Reprint risk destroys long-term sealed product value. Modern Horizons reprinted fetchlands, collapsing prices 40% overnight. Pokémon's 151 reprint in late 2024 dropped booster box prices from $165 to $118 in two weeks. Simulators calculate current EV, but sealed product investors need to model reprint probability. Magic reprints aggressively—any card not on the Reserved List faces reprint risk. Pokémon reprints popular sets 12-18 months post-release.

Language and region variants run completely different economics. Japanese Pokémon boxes cost ¥5,500 ($37 USD) at retail in Japan. English boxes cost $144. Japanese pull rates are identical, but singles prices run 60% lower due to supply. A Japanese Iono SAR sells for $165 versus English at $285. Your simulator needs language-specific pricing or EV calculations break.

You're a competitive player who only needs cards for deck construction. English tournament-legal cards accept Japanese versions. You need 4 Iono for your deck. English singles: $1,140. Japanese singles: $660. English booster box simulator shows 0.74% SAR rate means 13% probability per box of pulling Iono specifically. Expected cost to pull 4: $4,320 at $144 per box. Japanese boxes at $37 with same pull rate: $1,128 expected cost.
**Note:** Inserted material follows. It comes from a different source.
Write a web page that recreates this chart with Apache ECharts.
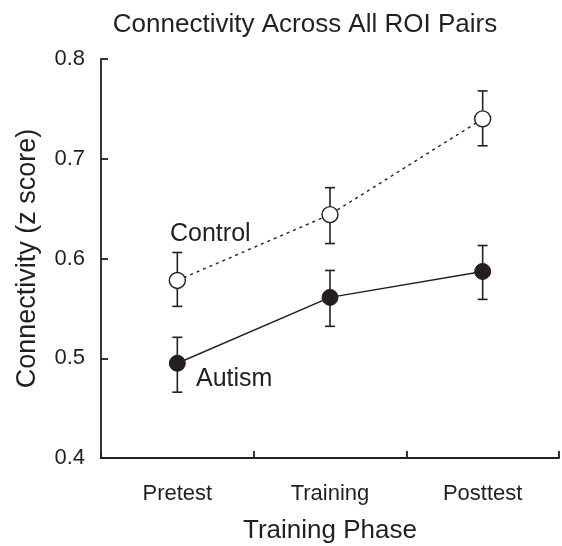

Singles win in both languages, but Japanese singles win by more.

Grading population dynamics create artificial scarcity. The Iono SAR has 24,800 PSA submissions logged. Of those, 8,900 graded PSA 10 (35.9%). Compare to Base Set Charizard: 52,000 PSA submissions, 6,200 PSA 10s (11.9%). Modern cards grade higher, flood the PSA 10 market, compress the raw-to-gem-mint spread.

Older cards with brutal grading curves see massive spreads. Raw Skyridge Charizard: $1,200. PSA 10: $42,000. That's 35x. Modern Iono SAR: Raw $285, PSA 10 $680. That's 2.4x. The simulator helps you identify which cards have grading upside based on population data and grade distribution curves.

Pack opening simulators give you the truth about TCG economics—most boxes lose money, singles buying beats pack cracking for specific cards, and grading costs eat profit margins unless you're hitting consistent gems. Use the simulator before spending $100+ on sealed product. Your wallet will thank you.